The rise in One Nation’s share of the vote is causing a major political realignment.
Their rise is coincident with public frustration at the deterioration of internal security. These security failures led us to the massacre at Bondi Beach. We hope, but do not know, if this is where the story ends.
The election of the Albanese government has ushered in a new era of incompetence in the management of the basic security that citizens expect from their government.
It is a government narrowly focused on identity politics which means appeasing particular parts of the population to harvest their votes. Many of these targeted voters are dissatisfied with their share of the nation’s wealth and want politics to confiscate and redistribute the income earned by the more successful.
The dissatisfaction shown in the opinion polls runs deeper. It also reflects a recognition of the Albanese government’s incompetence in economic management. The government has demonstrated no concept of how the wealth it parcels out is created – and, hence, is clueless on how to keep that engine of income operating.
Labor’s assumption is that wealth creation just magically occurs, regardless of the government in place and irrespective of its policies. As a result, we have decisions being made that create irreparable harm by slowing or even preventing resource development, as in the case of the gold mine thwarted by claims that it might disturb a confected blue-banded bee. And we have other decisions that will cause lower levels of savings through taxation of superannuation.
It is doubtful that any government minister is aware of the central role of savings and investment in future living standards. The taxation of superannuation and redirection of capital to overseas locations and to income-sapping venues like renewable energy is illustrative of a mindset that simply treats income as a constant river of revenue to be diverted to voter-pleasing causes.
Ministers and the Keynesian-infused Treasury officials who advise them would see no difference between a dollar spent on investment, personal consumption, or government handouts.
Yet it is investment supplied by savings that drives incomes.
Australian income growth has been especially fostered by mining booms during the late 1960s, early 1970s, and during the 30-year period from the mid 1980s. Since then, investment has flagged. In per capita terms – and excluding the renewable investment that is dependent on subsidies (and actually destroys productive investment), real annual per capita investment fell from around $8,000 to $6,000.

There is no sign of this trend being reversed, and its long-term effect is a lowering of living standards, perhaps by as much as a quarter, from what they would otherwise be.
Nothing illustrates the damage imposed by politicians’ ideologically driven hubris more than the power costs forcing the closure of value-adding smelting and agricultural processing plants across the nation. And as Westpac shows, the Albanese-Bowen Plan to reduce electricity prices by replacing coal with wind, solar, and batteries has predictably backfired. Electricity bills will be 42 per cent higher this year than in 2022.

This has nothing to do with the cost of coal and the plant that converts it to electricity – coal itself is so amply available that, as has been the case for a century, its cost of mining has steadily declined as technologies have improved.

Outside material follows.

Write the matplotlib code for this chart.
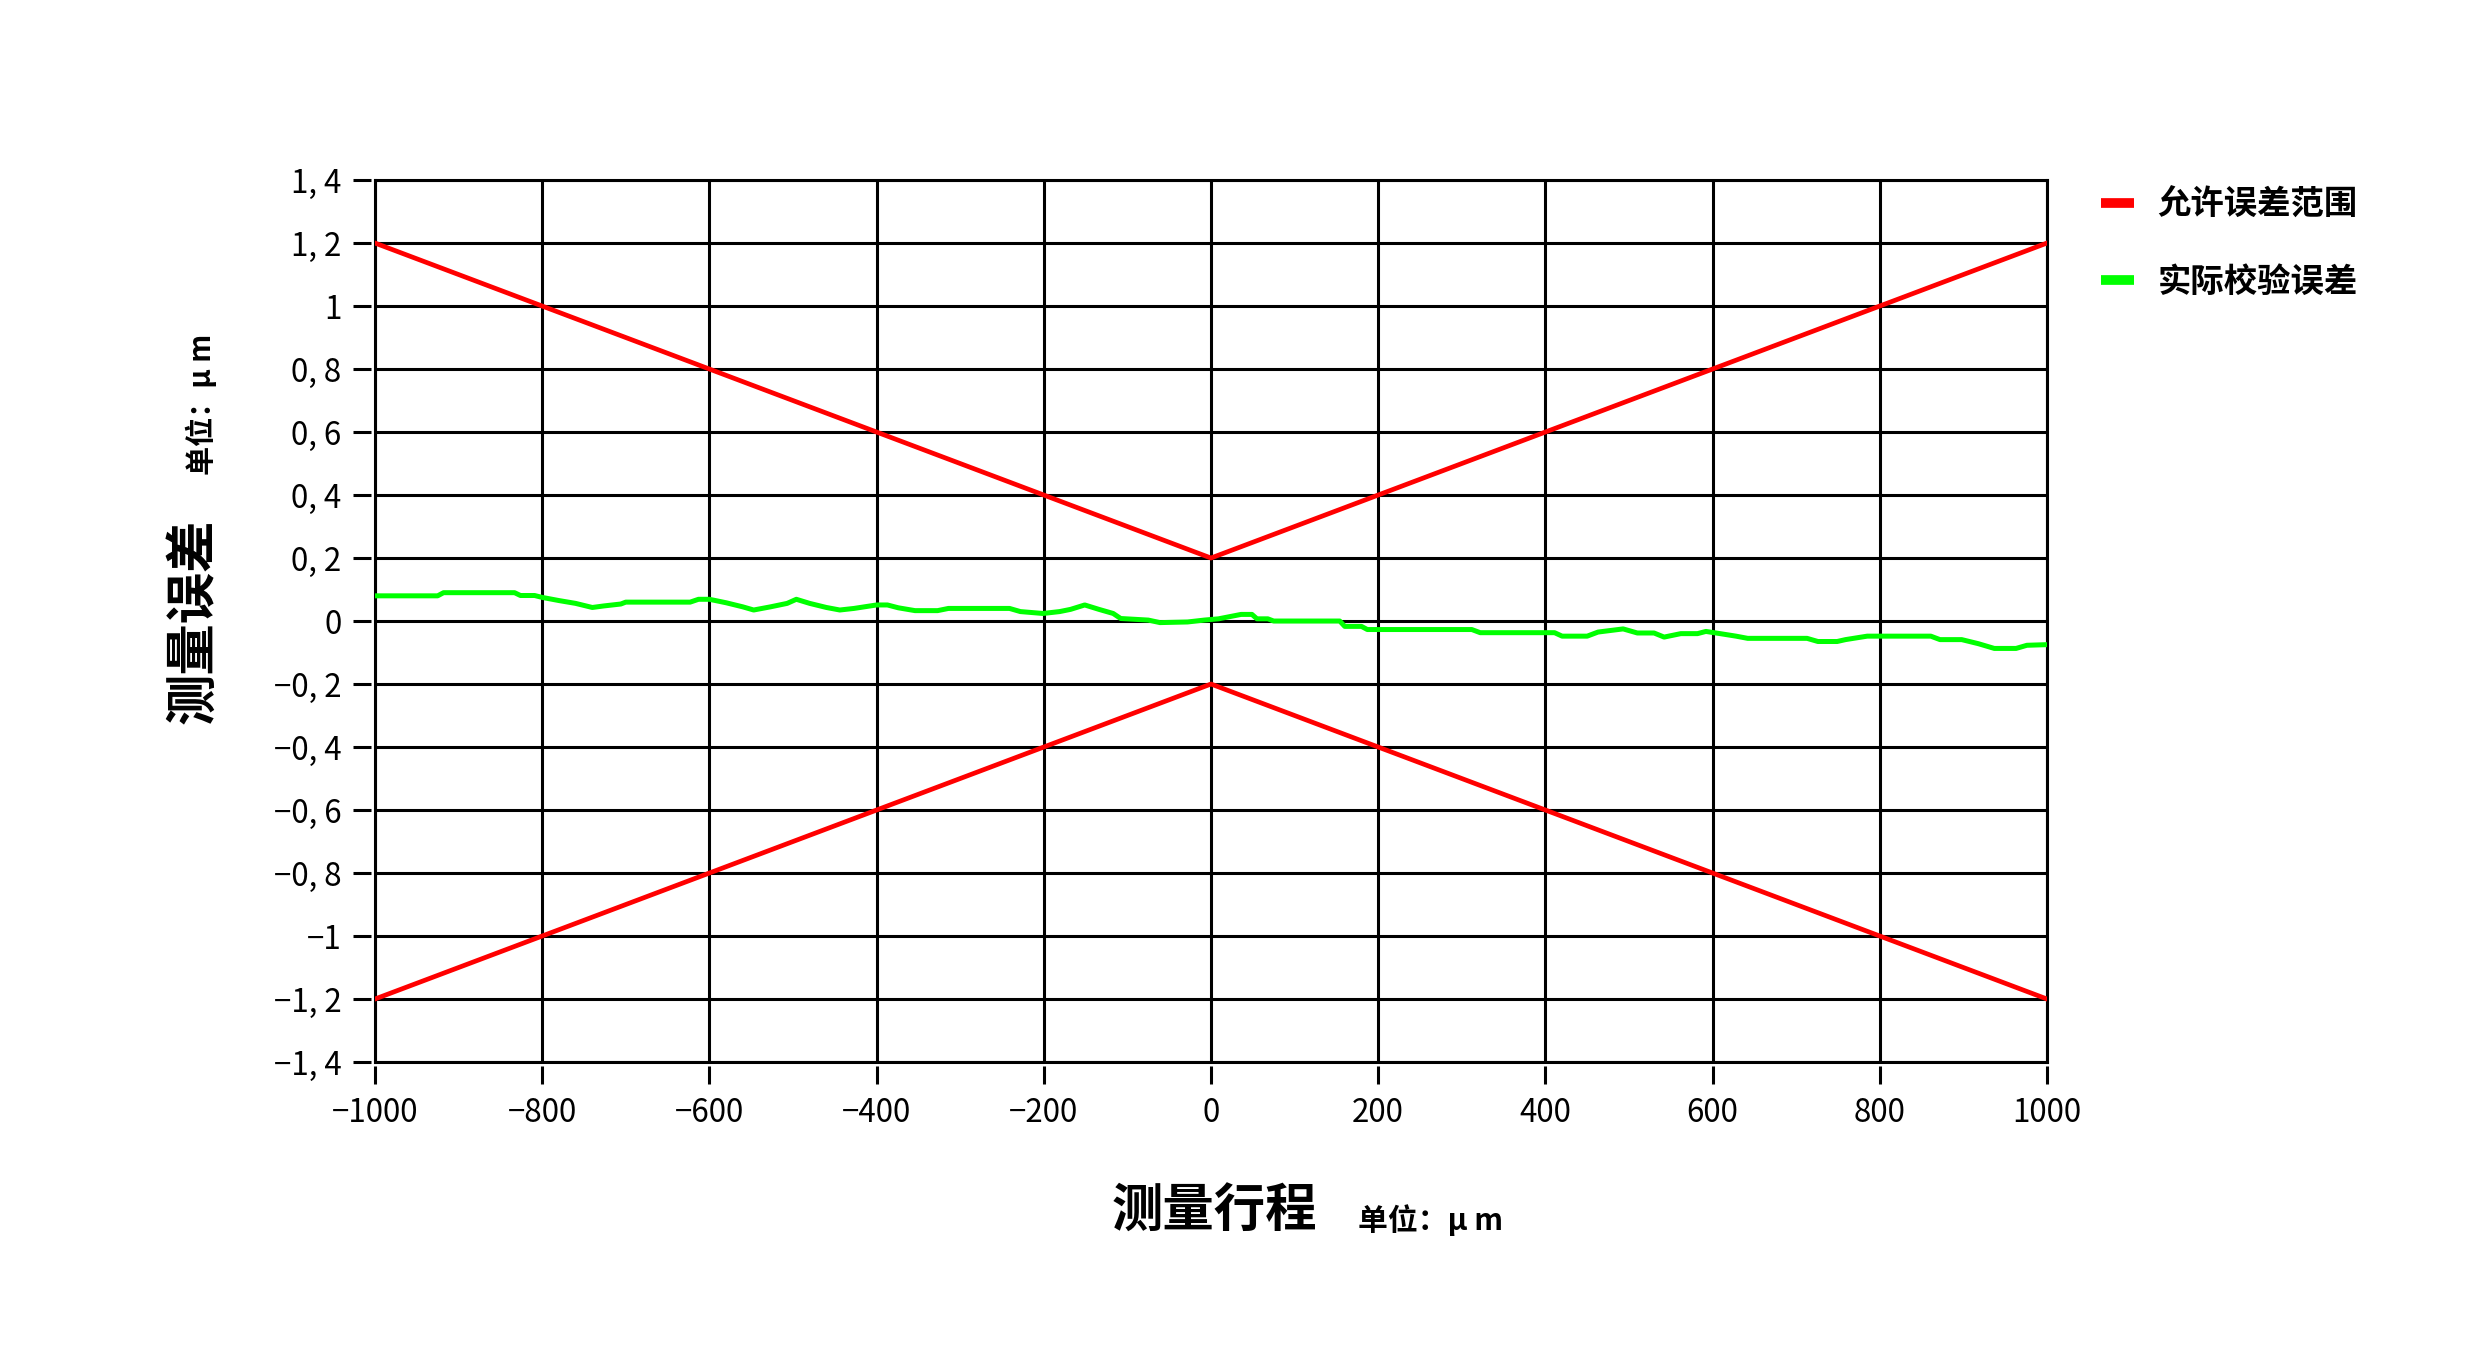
import numpy as np
import matplotlib.pyplot as plt

plt.rcParams['font.family'] = ['Noto Sans CJK SC', 'DejaVu Sans']

# 允许误差范围 (V shaped bounds)
limit_x = [-1000, 0, 1000]
limit_upper = [1.2, 0.2, 1.2]
limit_lower = [-1.2, -0.2, -1.2]

# 实际校验误差
check_x = [-1000, -925, -918, -833, -826, -809, -800, -780, -760, -740, -726, -706,
           -700, -623, -613, -600, -580, -560, -547, -527, -507, -496, -480, -460,
           -444, -427, -400, -387, -374, -354, -327, -314, -241, -228, -201, -181,
           -168, -151, -134, -117, -108, -75, -61, -28, -8,
           9, 36, 49, 55, 68, 75, 154, 160, 180, 187, 312, 322, 411, 420, 450,
           463, 493, 510, 530, 542, 562, 582, 592, 609, 628, 642, 713, 726, 749,
           759, 785, 861, 872, 898, 918, 937, 963, 976, 1000]
check_err = [0.080, 0.080, 0.090, 0.090, 0.081, 0.081, 0.075, 0.065, 0.056, 0.043, 0.048, 0.054,
             0.060, 0.060, 0.069, 0.069, 0.058, 0.045, 0.035, 0.045, 0.056, 0.069, 0.056, 0.043,
             0.035, 0.040, 0.051, 0.051, 0.042, 0.033, 0.033, 0.040, 0.040, 0.030, 0.024, 0.030,
             0.037, 0.051, 0.037, 0.024, 0.008, 0.003, -0.005, -0.003, 0.003,
             0.007, 0.021, 0.021, 0.007, 0.007, 0.000, 0.000, -0.017, -0.017, -0.027, -0.027,
             -0.037, -0.037, -0.048, -0.048,
             -0.035, -0.025, -0.038, -0.038, -0.051, -0.040, -0.040, -0.033, -0.040, -0.048,
             -0.055, -0.055, -0.065, -0.065,
             -0.059, -0.048, -0.048, -0.059, -0.059, -0.072, -0.087, -0.087, -0.077, -0.075]

x_ticks = np.arange(-1000, 1001, 200)
y_ticks = np.round(np.arange(-1.4, 1.41, 0.2), 1)


def fmt_y(v):
    if abs(v - round(v)) < 1e-9:
        s = str(int(round(abs(v))))
    else:
        s = f"{abs(v):.1f}".replace('.', ', ')
    return ('\u2212' + s) if v < 0 else s


def fmt_x(v):
    return ('\u2212' + str(abs(int(v)))) if v < 0 else str(int(v))


fig = plt.figure(figsize=(24.8, 13.67), dpi=100)
ax = fig.add_axes([0.1512, 0.2231, 0.8254 - 0.1512, 0.8683 - 0.2231])

ax.plot(limit_x, limit_upper, color='#ff0000', lw=3.4, zorder=3, label='允许误差范围')
ax.plot(limit_x, limit_lower, color='#ff0000', lw=3.4, zorder=3)
ax.plot(check_x, check_err, color='#00ff00', lw=3.6, zorder=4, label='实际校验误差')

ax.set_xlim(-1000, 1000)
ax.set_ylim(-1.4, 1.4)
ax.set_xticks(x_ticks)
ax.set_xticklabels([fmt_x(v) for v in x_ticks])
ax.set_yticks(y_ticks)
ax.set_yticklabels([fmt_y(v) for v in y_ticks])
ax.grid(True, color='black', lw=2.2, zorder=1)

# frame: top/right spines, left/bottom drawn as lines, ticks detached a bit
for side in ['top', 'right']:
    ax.spines[side].set_linewidth(2.2)
for side in ['left', 'bottom']:
    ax.spines[side].set_visible(False)
    ax.spines[side].set_position(('outward', 3))
ax.axvline(-1000, color='black', lw=2.2, clip_on=False, zorder=2)
ax.axhline(-1.4, color='black', lw=2.2, clip_on=False, zorder=2)

ax.tick_params(axis='both', direction='out', length=13, width=2.2, color='black',
               labelsize=22.5)
ax.tick_params(axis='y', pad=8)
ax.tick_params(axis='x', pad=9)

# axis titles
fig.text(193 / 2480, 1 - 621 / 1367, '测量误差', rotation=90, fontsize=37,
         fontweight='bold', ha='center', va='center')
fig.text(201 / 2480, 1 - 404 / 1367, '单位：μ m', rotation=90, fontsize=21,
         fontweight='bold', ha='center', va='center')
fig.text(1214 / 2480, 1 - 1211 / 1367, '测量行程', fontsize=37,
         fontweight='bold', ha='center', va='center')
fig.text(1358 / 2480, 1 - 1220 / 1367, '单位：μ m', fontsize=21.5,
         fontweight='bold', ha='left', va='center')

leg = fig.legend(loc='upper left', bbox_to_anchor=(2101 / 2480, 1 - 189 / 1367),
                 frameon=False, handlelength=1.0, handletextpad=0.7,
                 labelspacing=1.32, borderpad=0, borderaxespad=0,
                 prop={'weight': 'bold', 'size': 24})
for line in leg.get_lines():
    line.set_linewidth(7)
    line.set_solid_capstyle('butt')

fig.savefig('out.png', dpi=100)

A further high-profile symptom of government-induced disaster is housing. Australia has infinite land availability and a highly efficient (mainly non-unionised) housing and land development workforce. Yet over the past 15 years, house prices (which were already among the highest in the world) in relation to income levels have increased by 30 per cent. That outcome is solely due to restrictive state government land availability policies, which could be readily combatted by the Commonwealth.
In democracies, political parties that spend money they don’t have to buy votes and provide favours to those considered to be minorities generally are favoured by electorates. That is, until they are no longer so favoured, a turnaround that occurs once the policies are recognised for the net harm they cause.
This was the case in the 1980s Anglosphere with the elections of Thatcher, Reagan, Lange-Douglas, and Fraser. This has been repeated with Trump in the US and is threatened with Farage in the UK.
Following that pattern has been the gradual rise in One Nation’s popularity in response to recognition of the Albanese government’s incompetence in economic management, propelled by terror in the name of self-described Islamists. One outcome is the dramatic realignment of politicians in the Liberal and National Parties.
But, as those seeking to circumscribe the free expression of opinions are all too aware, without harnessing democracy to free speech, the change that can allow such transformations ranges from difficult to almost impossible.